▶ **Recorded data**:
»»

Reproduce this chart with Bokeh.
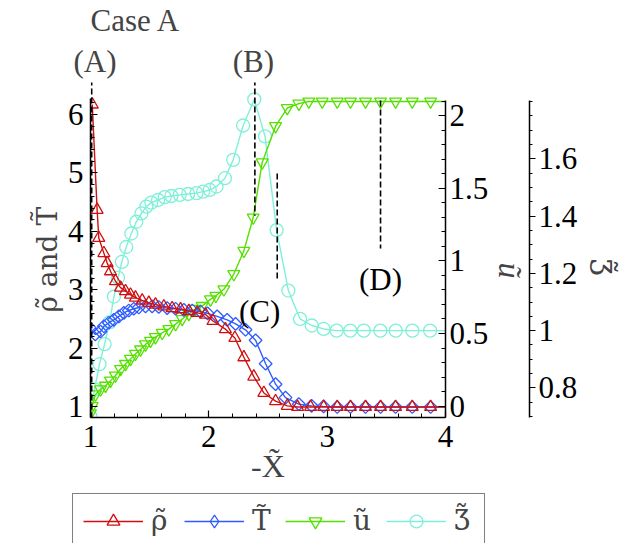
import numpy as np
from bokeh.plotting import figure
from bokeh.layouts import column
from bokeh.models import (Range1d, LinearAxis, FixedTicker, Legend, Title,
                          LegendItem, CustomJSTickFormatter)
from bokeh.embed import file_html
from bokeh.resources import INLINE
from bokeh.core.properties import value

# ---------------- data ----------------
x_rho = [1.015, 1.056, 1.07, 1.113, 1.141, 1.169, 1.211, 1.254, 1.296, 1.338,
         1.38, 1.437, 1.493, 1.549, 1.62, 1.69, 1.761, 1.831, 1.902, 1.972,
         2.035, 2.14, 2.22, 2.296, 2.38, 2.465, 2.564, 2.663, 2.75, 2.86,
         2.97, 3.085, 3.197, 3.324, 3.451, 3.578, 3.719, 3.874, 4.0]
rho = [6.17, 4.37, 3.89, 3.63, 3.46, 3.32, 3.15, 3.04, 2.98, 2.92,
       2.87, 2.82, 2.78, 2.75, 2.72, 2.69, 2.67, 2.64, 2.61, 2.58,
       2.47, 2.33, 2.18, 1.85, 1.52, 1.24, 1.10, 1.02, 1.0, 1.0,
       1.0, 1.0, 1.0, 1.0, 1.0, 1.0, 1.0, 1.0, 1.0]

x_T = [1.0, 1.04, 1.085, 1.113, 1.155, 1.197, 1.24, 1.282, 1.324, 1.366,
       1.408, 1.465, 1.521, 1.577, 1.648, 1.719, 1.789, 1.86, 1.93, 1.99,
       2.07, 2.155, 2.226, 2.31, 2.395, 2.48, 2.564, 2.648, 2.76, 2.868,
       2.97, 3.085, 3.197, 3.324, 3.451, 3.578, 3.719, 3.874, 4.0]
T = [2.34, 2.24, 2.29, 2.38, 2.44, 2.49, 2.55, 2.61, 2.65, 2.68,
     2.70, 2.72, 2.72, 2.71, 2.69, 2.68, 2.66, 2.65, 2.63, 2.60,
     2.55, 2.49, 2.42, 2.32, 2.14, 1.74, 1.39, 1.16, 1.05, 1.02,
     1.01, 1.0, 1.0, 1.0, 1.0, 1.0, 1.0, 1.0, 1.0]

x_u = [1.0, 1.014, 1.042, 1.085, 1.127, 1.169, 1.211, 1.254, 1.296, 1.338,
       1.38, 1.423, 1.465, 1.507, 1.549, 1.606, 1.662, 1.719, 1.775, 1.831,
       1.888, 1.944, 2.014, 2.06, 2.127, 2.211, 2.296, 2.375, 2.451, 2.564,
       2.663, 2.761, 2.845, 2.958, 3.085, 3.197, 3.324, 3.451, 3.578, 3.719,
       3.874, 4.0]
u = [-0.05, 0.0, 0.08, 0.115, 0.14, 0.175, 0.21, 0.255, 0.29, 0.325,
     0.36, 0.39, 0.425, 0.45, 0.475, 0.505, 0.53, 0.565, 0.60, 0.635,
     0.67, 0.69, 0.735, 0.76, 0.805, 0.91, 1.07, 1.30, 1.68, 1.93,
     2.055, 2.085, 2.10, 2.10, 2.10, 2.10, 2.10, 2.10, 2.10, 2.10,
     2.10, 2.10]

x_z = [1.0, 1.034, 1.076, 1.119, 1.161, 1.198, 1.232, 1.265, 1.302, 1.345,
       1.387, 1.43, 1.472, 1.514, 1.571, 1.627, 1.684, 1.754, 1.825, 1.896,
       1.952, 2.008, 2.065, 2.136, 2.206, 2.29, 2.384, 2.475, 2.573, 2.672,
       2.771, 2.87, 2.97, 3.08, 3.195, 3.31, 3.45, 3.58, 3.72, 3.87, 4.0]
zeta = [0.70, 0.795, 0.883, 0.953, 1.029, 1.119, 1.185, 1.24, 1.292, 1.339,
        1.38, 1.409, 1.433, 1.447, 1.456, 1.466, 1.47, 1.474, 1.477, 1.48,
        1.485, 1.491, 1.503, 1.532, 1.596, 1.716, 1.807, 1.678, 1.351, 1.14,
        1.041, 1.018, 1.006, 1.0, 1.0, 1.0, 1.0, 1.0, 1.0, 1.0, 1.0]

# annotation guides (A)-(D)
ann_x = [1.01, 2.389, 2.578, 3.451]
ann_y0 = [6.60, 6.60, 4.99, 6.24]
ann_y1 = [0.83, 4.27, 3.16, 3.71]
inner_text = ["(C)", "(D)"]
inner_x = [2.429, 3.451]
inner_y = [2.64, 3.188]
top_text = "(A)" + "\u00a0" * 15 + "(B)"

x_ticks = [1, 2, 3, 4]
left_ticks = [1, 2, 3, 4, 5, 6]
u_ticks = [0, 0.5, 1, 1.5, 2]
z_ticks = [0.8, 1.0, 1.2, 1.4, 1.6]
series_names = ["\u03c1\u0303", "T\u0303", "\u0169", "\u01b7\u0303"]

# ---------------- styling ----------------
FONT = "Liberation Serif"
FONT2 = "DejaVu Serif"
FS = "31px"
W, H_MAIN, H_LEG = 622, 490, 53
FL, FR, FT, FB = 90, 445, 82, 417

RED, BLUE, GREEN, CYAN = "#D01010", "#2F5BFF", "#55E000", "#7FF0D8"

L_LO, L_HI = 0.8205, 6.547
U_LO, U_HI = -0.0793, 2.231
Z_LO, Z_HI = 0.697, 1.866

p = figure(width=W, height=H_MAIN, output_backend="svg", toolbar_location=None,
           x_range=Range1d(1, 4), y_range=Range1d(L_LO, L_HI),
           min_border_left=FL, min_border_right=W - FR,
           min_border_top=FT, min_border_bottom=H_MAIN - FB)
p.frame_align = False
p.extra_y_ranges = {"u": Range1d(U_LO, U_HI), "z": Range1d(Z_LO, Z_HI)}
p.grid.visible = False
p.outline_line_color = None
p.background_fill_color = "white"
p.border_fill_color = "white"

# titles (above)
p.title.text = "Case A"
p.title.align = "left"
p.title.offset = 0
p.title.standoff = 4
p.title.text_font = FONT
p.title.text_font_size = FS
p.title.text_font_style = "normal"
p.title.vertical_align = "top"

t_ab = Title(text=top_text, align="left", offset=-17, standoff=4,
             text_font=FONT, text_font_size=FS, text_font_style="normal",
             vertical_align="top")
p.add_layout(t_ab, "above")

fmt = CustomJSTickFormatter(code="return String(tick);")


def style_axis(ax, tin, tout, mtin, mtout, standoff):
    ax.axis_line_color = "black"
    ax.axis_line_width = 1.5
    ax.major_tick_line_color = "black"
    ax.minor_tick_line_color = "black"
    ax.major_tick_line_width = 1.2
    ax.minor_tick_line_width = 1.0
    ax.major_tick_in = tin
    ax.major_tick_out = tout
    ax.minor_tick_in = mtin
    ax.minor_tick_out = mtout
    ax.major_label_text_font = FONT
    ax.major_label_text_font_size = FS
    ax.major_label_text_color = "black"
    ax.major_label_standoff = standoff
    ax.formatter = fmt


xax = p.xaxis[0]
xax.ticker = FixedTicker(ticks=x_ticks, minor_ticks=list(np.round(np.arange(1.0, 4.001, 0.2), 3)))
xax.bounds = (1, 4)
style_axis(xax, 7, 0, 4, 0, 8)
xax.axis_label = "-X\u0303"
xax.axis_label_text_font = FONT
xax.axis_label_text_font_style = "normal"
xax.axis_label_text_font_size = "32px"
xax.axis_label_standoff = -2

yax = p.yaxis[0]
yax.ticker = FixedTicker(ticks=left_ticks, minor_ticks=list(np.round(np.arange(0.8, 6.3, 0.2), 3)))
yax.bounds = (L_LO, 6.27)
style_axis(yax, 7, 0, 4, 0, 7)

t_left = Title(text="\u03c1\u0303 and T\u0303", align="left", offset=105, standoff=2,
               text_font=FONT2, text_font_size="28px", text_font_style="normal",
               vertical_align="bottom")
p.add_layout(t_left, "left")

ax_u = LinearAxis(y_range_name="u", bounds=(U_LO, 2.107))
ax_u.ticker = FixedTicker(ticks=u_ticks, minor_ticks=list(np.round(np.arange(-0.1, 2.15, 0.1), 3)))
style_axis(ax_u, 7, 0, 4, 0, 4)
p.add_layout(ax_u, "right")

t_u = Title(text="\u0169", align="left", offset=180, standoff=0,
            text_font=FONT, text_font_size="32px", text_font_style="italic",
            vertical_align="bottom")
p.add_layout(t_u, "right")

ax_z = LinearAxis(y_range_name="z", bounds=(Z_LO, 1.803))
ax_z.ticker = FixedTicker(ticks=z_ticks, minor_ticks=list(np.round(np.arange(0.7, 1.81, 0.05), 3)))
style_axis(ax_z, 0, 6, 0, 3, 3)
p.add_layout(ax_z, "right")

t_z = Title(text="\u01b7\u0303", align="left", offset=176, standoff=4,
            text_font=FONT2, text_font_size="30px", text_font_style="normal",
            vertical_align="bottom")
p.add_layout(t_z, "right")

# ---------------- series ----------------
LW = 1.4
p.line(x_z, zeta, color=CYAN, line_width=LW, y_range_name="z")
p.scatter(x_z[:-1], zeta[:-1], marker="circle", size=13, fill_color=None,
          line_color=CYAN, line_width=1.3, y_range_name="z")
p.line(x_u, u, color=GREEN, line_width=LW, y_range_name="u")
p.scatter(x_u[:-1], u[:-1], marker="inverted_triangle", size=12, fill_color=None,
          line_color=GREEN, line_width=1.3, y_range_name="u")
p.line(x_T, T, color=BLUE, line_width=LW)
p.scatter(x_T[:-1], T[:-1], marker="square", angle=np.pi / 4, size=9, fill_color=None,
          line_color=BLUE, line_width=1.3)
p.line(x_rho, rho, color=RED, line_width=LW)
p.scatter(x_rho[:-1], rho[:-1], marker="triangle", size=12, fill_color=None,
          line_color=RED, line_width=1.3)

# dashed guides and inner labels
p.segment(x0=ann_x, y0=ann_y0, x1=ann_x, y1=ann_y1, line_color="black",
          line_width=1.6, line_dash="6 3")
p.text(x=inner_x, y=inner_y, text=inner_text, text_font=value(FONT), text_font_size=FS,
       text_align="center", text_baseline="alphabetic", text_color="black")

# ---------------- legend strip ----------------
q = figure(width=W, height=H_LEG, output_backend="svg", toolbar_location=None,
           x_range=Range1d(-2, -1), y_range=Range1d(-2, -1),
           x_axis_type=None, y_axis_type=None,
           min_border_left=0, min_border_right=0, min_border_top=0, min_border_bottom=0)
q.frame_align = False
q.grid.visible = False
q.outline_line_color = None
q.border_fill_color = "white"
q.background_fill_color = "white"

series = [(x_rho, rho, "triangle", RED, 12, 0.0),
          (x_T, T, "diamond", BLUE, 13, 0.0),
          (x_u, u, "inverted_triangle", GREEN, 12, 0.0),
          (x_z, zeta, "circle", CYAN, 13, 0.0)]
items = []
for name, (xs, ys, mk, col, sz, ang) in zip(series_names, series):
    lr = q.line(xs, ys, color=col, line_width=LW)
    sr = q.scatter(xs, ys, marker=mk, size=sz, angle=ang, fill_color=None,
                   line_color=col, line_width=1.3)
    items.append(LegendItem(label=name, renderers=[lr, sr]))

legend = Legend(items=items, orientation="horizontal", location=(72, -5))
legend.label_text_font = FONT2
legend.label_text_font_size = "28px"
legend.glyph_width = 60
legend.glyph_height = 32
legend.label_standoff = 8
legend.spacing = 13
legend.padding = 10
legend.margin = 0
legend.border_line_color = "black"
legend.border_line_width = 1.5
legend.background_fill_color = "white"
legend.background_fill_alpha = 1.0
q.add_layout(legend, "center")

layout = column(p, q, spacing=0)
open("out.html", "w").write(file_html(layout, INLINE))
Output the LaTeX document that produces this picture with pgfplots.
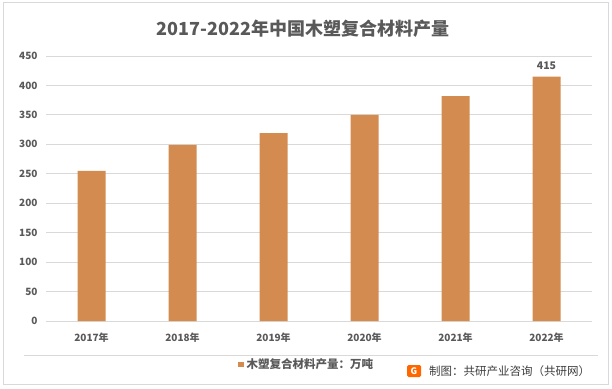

««

▶ **Task to carry out**:
The lines from the start of the data through the line that contains "from bokeh.core.properties import value" are to be returned exactly, please, with both ends included and every picture left out.

▶ **Response to this exercise**:
Reproduce this chart with Bokeh.
import numpy as np
from bokeh.plotting import figure
from bokeh.layouts import column
from bokeh.models import (Range1d, LinearAxis, FixedTicker, Legend, Title,
                          LegendItem, CustomJSTickFormatter)
from bokeh.embed import file_html
from bokeh.resources import INLINE
from bokeh.core.properties import value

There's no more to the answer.